Population (2010 Census)
- • Total: 64,220
- • Estimate (2025): 53,366 (−16.9%)
- • Rank: 245th in 2010

Administrative status
- • Subordinated to: Town of Polevskoy
- • Capital of: Town of Polevskoy

Municipal status
- • Urban okrug: Polevskoy Urban Okrug
- • Capital of: Polevskoy Urban Okrug
- Time zone: UTC+5 (MSK+2 )
- Postal codes: 623380, 623382–623385, 623388, 623389, 623391
- OKTMO ID: 65754000001
- Website: polevsk.midural.ru

= Polevskoy =

Town in Sverdlovsk Oblast, Russia

Polevskoy (Полевско́й) is a town in Sverdlovsk Oblast, Russia, located 50 km southwest of Yekaterinburg, the administrative center of the oblast. Population: 60,000 (1974); 25,000 (1939).

==History==
The town is best known for its Dumnaya mountain, where a monument to those who died fighting Kolchak's army is located. The mountain and its surroundings are also mentioned in many tales by Pavel Bazhov.
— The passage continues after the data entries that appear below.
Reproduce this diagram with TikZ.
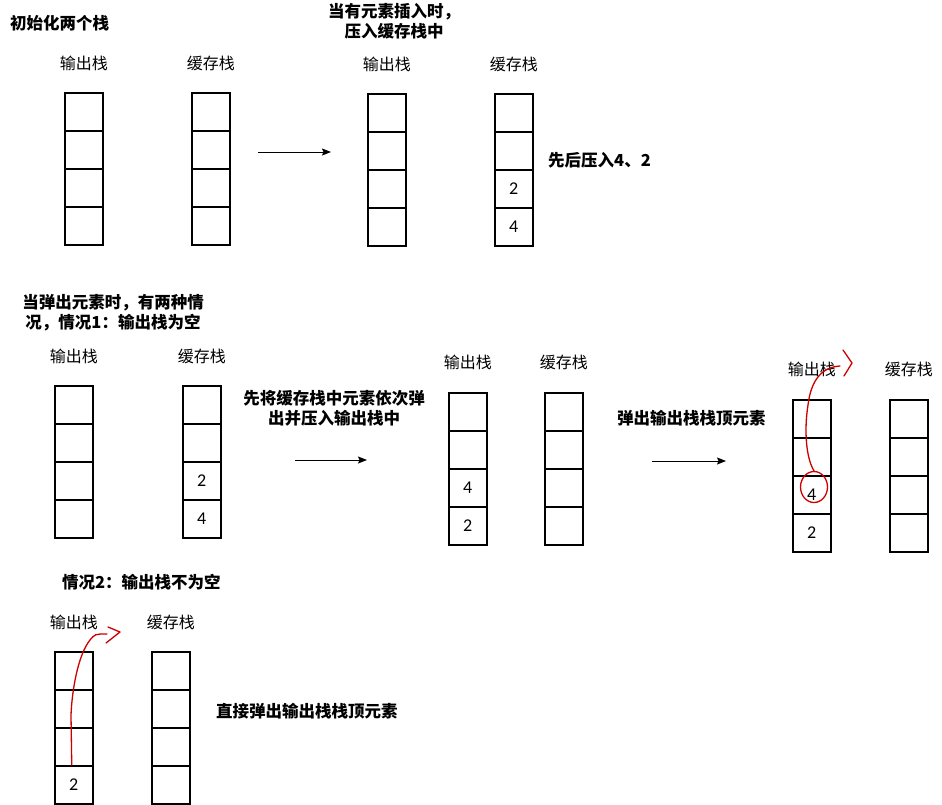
\documentclass[tikz,border=0pt]{standalone}
\usepackage{fontspec}
\setmainfont{Noto Sans CJK SC}
\newfontfamily\numfont{Carlito}
\usetikzlibrary{arrows.meta,calc,shapes.geometric}
\tikzset{
  cell/.style={draw, line width=1.5pt, minimum width=38pt, minimum height=38pt, inner sep=0pt, anchor=north west},
  lab/.style={font=\fontsize{16}{18}\selectfont, inner sep=0pt},
  ttl/.style={font=\fontsize{16.5}{20}\selectfont\bfseries, inner sep=0pt, align=center},
  num/.style={font=\numfont\fontsize{18}{18}\selectfont, inner sep=0pt},
  arr/.style={line width=1pt, -{Stealth[length=9pt,width=7pt,inset=1.5pt]}},
  redline/.style={draw=red!80!black, line width=1.3pt, line cap=round, line join=round},
}
\newcommand\mkstack[3]{%
  \foreach \i in {0,1,2,3}{\node[cell] (#1\i) at (#2,{#3+38*\i}) {};}}
\begin{document}
\begin{tikzpicture}[x=1pt,y=-1pt]
\useasboundingbox[fill=white] (0,0) rectangle (942,804);
% row 1
\node[ttl, anchor=west] (t1) at (10,23) {初始化两个栈};
\node[ttl] (t2) at (394,21.5) {当有元素插入时，\\压入缓存栈中};
\mkstack{A}{64}{92}
\mkstack{B}{191}{92}
\mkstack{C}{367}{93}
\mkstack{D}{494}{93}
\node[lab] (lA) at ($(A0.north)+(0,-29)$) {输出栈};
\node[lab] (lB) at ($(B0.north)+(0,-29)$) {缓存栈};
\node[lab] (lC) at ($(C0.north)+(0,-29)$) {输出栈};
\node[lab] (lD) at ($(D0.north)+(0,-29)$) {缓存栈};
\node[num] (nD2) at (D2.center) {2};
\node[num] (nD3) at (D3.center) {4};
\node[ttl, anchor=west] (t3) at (548,160) {先后压入4、2};
\coordinate (a1s) at (258,152); \coordinate (a1e) at (331,152);
\draw[arr] (a1s) -- (a1e);
% row 2
\node[ttl] (t4) at (113,313) {当弹出元素时，有两种情\\况，情况1：输出栈为空};
\mkstack{E}{54}{385}
\mkstack{F}{182}{385}
\mkstack{G}{448}{392}
\mkstack{H}{544}{392}
\mkstack{I}{792}{399}
\mkstack{J}{889}{399}
\node[lab] (lE) at ($(E0.north)+(0,-29)$) {输出栈};
\node[lab] (lF) at ($(F0.north)+(0,-29)$) {缓存栈};
\node[lab] (lG) at ($(G0.north)+(0,-30)$) {输出栈};
\node[lab] (lH) at ($(H0.north)+(0,-30)$) {缓存栈};
\node[lab] (lI) at ($(I0.north)+(0,-30)$) {输出栈};
\node[lab] (lJ) at ($(J0.north)+(0,-30)$) {缓存栈};
\node[num] (nF2) at (F2.center) {2};
\node[num] (nF3) at (F3.center) {4};
\node[num] (nG2) at (G2.center) {4};
\node[num] (nG3) at (G3.center) {2};
\node[num] (nI2) at (I2.center) {4};
\node[num] (nI3) at (I3.center) {2};
\node[ttl] (t5) at (334,408) {先将缓存栈中元素依次弹\\出并压入输出栈中};
\node[ttl, anchor=west] (t6) at (617,418) {弹出输出栈栈顶元素};
\coordinate (a2s) at (295,460); \coordinate (a2e) at (367,460);
\draw[arr] (a2s) -- (a2e);
\coordinate (a3s) at (652,461); \coordinate (a3e) at (726,461);
\draw[arr] (a3s) -- (a3e);
\node[draw=red!80!black, line width=1.3pt, ellipse, minimum width=27pt, minimum height=31pt, inner sep=0pt] (circ) at (814,487) {};
\coordinate (r1e) at (840,366);
\draw[redline] (circ.north) .. controls (806,458) and (804,430) .. (808,405) .. controls (811,380) and (822,367) .. (r1e);
\draw[redline] (843,350) -- (852,363) -- (844,376);
% row 3
\node[ttl, anchor=west] (t7) at (62,582) {情况2：输出栈不为空};
\mkstack{K}{54}{651}
\mkstack{L}{151}{651}
\node[lab] (lK) at ($(K0.north)+(0,-29)$) {输出栈};
\node[lab] (lL) at ($(L0.north)+(0,-29)$) {缓存栈};
\node[num] (nK3) at (K3.center) {2};
\node[ttl, anchor=west] (t8) at (216,711) {直接弹出输出栈栈顶元素};
\coordinate (r2s) at ($(K3.north)+(-2,0)$);
\coordinate (r2e) at (107,634);
\draw[redline] (r2s) -- (71,715) .. controls (72,690) and (78,655) .. (90,640) .. controls (95,634) .. (r2e);
\draw[redline] (108,627) -- (120,632) -- (106,643);
\end{tikzpicture}
\end{document}
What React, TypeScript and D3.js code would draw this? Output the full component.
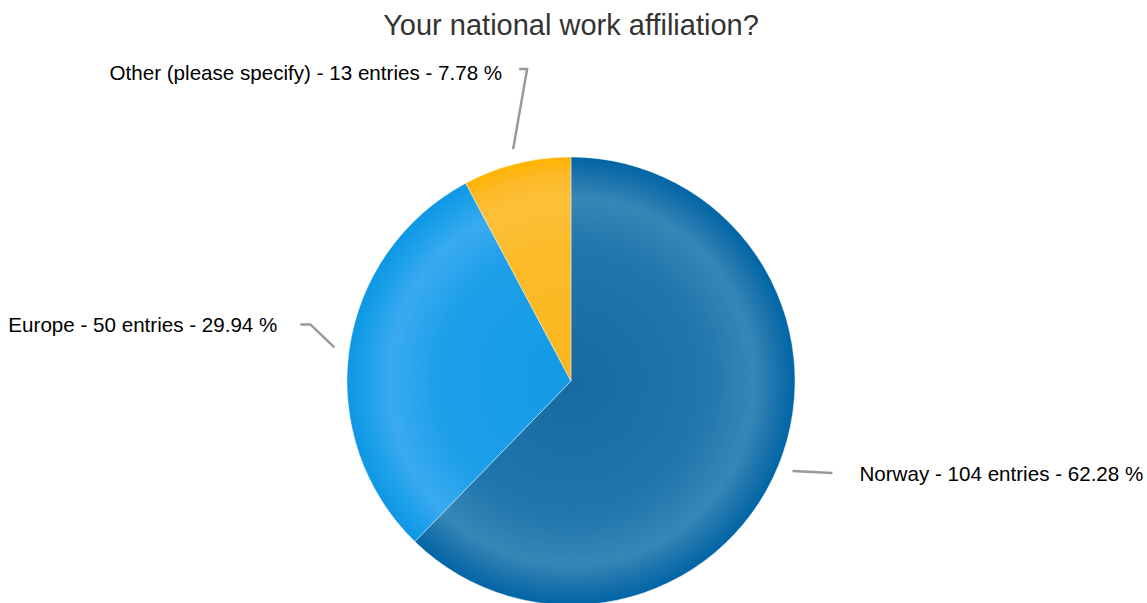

The town was founded in the first quarter of the 18th century as a settlement around copper mines. The first mine was established in 1702 and the commercial development started in 1718. In 1724–1727, the Polevskoy Copper Smelting Plant was built to process the copper.

The modern town comprises the territories of former settlements of Gumeshki, Polevskoy, and Seversky.

==Flag==
The flag of Polevskoy consists of the Venus symbol (♀), which represents the chemical element copper, the character Lizard Queen of Russian folklore, the symbolic representation of the Stone Flower from the story of the same name, and the eight-pointed star, the brand of the Seversky Pipe Plant.

==Administrative and municipal status==
Within the framework of the administrative divisions, it is, together with thirteen rural localities, incorporated as the Town of Polevskoy—an administrative unit with the status equal to that of the districts. As a municipal division, the Town of Polevskoy is incorporated as Polevskoy Urban Okrug.

==Sports==
The bandy team Seversky Trubnik plays in a recreational league.